▶ [Stated task]: Drop every picture, then transcribe the remaining data exactly.

------ Material provided

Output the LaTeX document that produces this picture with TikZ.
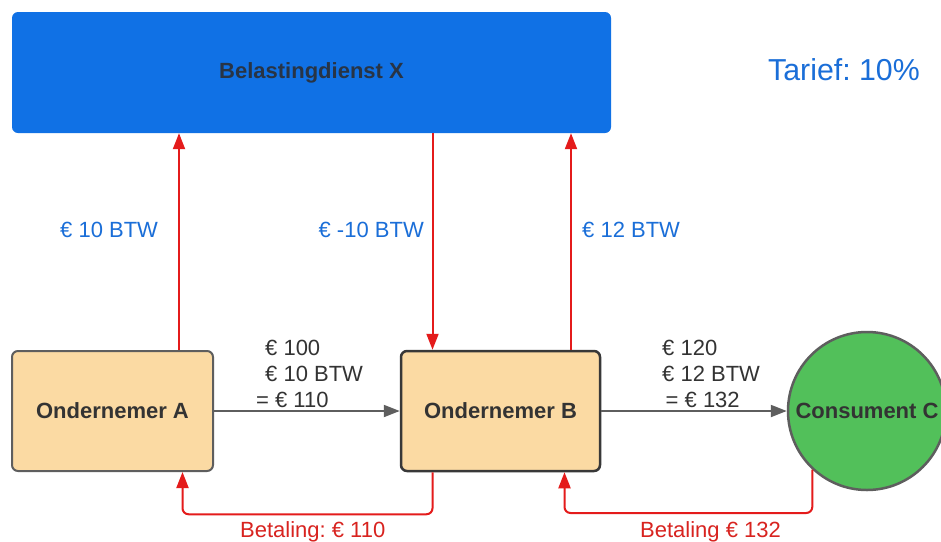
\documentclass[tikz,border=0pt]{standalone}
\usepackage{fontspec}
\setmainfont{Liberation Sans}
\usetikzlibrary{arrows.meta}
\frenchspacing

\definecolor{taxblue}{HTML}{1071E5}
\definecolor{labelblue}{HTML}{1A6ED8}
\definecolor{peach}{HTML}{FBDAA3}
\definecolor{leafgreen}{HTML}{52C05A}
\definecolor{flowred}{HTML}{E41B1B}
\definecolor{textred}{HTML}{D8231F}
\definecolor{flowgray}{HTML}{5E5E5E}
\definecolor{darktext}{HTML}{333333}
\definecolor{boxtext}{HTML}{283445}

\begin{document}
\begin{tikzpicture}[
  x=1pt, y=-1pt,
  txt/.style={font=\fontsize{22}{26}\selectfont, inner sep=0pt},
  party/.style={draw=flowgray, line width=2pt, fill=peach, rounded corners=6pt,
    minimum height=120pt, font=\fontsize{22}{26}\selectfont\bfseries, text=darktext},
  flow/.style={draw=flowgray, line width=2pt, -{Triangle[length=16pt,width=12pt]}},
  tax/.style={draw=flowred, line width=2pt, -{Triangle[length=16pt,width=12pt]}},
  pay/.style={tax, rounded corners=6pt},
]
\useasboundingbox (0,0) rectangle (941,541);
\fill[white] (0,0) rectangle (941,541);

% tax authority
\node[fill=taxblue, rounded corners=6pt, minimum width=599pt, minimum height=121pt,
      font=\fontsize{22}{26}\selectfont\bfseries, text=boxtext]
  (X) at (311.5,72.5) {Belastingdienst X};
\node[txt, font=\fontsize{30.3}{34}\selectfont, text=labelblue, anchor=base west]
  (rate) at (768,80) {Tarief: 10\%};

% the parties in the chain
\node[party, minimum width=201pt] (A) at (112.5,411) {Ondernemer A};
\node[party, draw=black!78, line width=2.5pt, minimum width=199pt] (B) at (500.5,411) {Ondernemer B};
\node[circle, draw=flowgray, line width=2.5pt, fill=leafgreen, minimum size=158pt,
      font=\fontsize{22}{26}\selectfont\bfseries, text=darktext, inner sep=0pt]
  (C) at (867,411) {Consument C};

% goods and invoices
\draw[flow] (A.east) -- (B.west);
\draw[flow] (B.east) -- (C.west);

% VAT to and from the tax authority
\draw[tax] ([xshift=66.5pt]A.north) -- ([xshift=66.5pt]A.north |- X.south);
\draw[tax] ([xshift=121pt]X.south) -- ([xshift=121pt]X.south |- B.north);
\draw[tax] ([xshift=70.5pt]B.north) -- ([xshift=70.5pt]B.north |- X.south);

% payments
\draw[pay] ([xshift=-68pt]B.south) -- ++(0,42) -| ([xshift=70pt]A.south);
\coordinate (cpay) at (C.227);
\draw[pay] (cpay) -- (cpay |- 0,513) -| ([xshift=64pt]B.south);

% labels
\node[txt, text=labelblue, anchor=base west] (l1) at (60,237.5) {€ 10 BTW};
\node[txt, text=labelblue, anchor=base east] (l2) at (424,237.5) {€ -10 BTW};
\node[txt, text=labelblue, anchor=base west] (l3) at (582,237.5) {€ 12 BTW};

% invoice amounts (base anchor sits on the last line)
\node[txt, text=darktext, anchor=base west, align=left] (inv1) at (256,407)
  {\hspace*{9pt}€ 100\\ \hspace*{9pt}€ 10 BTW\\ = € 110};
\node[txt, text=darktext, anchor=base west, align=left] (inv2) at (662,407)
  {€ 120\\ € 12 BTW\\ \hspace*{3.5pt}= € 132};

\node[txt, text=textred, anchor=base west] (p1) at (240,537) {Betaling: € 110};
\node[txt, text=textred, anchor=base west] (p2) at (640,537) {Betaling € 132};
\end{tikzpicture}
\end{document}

------------

▶ [Complete response]:
Output the LaTeX document that produces this picture with TikZ.
\documentclass[tikz,border=0pt]{standalone}
\usepackage{fontspec}
\setmainfont{Liberation Sans}
\usetikzlibrary{arrows.meta}
\frenchspacing

\definecolor{taxblue}{HTML}{1071E5}
\definecolor{labelblue}{HTML}{1A6ED8}
\definecolor{peach}{HTML}{FBDAA3}
\definecolor{leafgreen}{HTML}{52C05A}
\definecolor{flowred}{HTML}{E41B1B}
\definecolor{textred}{HTML}{D8231F}
\definecolor{flowgray}{HTML}{5E5E5E}
\definecolor{darktext}{HTML}{333333}
\definecolor{boxtext}{HTML}{283445}

\begin{document}
\begin{tikzpicture}[
  x=1pt, y=-1pt,
  txt/.style={font=\fontsize{22}{26}\selectfont, inner sep=0pt},
  party/.style={draw=flowgray, line width=2pt, fill=peach, rounded corners=6pt,
    minimum height=120pt, font=\fontsize{22}{26}\selectfont\bfseries, text=darktext},
  flow/.style={draw=flowgray, line width=2pt, -{Triangle[length=16pt,width=12pt]}},
  tax/.style={draw=flowred, line width=2pt, -{Triangle[length=16pt,width=12pt]}},
  pay/.style={tax, rounded corners=6pt},
]
\useasboundingbox (0,0) rectangle (941,541);
\fill[white] (0,0) rectangle (941,541);

% tax authority
\node[fill=taxblue, rounded corners=6pt, minimum width=599pt, minimum height=121pt,
      font=\fontsize{22}{26}\selectfont\bfseries, text=boxtext]
  (X) at (311.5,72.5) {Belastingdienst X};
\node[txt, font=\fontsize{30.3}{34}\selectfont, text=labelblue, anchor=base west]
  (rate) at (768,80) {Tarief: 10\%};

% the parties in the chain
\node[party, minimum width=201pt] (A) at (112.5,411) {Ondernemer A};
\node[party, draw=black!78, line width=2.5pt, minimum width=199pt] (B) at (500.5,411) {Ondernemer B};
\node[circle, draw=flowgray, line width=2.5pt, fill=leafgreen, minimum size=158pt,
      font=\fontsize{22}{26}\selectfont\bfseries, text=darktext, inner sep=0pt]
  (C) at (867,411) {Consument C};

% goods and invoices
\draw[flow] (A.east) -- (B.west);
\draw[flow] (B.east) -- (C.west);

% VAT to and from the tax authority
\draw[tax] ([xshift=66.5pt]A.north) -- ([xshift=66.5pt]A.north |- X.south);
\draw[tax] ([xshift=121pt]X.south) -- ([xshift=121pt]X.south |- B.north);
\draw[tax] ([xshift=70.5pt]B.north) -- ([xshift=70.5pt]B.north |- X.south);

% payments
\draw[pay] ([xshift=-68pt]B.south) -- ++(0,42) -| ([xshift=70pt]A.south);
\coordinate (cpay) at (C.227);
\draw[pay] (cpay) -- (cpay |- 0,513) -| ([xshift=64pt]B.south);

% labels
\node[txt, text=labelblue, anchor=base west] (l1) at (60,237.5) {€ 10 BTW};
\node[txt, text=labelblue, anchor=base east] (l2) at (424,237.5) {€ -10 BTW};
\node[txt, text=labelblue, anchor=base west] (l3) at (582,237.5) {€ 12 BTW};

% invoice amounts (base anchor sits on the last line)
\node[txt, text=darktext, anchor=base west, align=left] (inv1) at (256,407)
  {\hspace*{9pt}€ 100\\ \hspace*{9pt}€ 10 BTW\\ = € 110};
\node[txt, text=darktext, anchor=base west, align=left] (inv2) at (662,407)
  {€ 120\\ € 12 BTW\\ \hspace*{3.5pt}= € 132};

\node[txt, text=textred, anchor=base west] (p1) at (240,537) {Betaling: € 110};
\node[txt, text=textred, anchor=base west] (p2) at (640,537) {Betaling € 132};
\end{tikzpicture}
\end{document}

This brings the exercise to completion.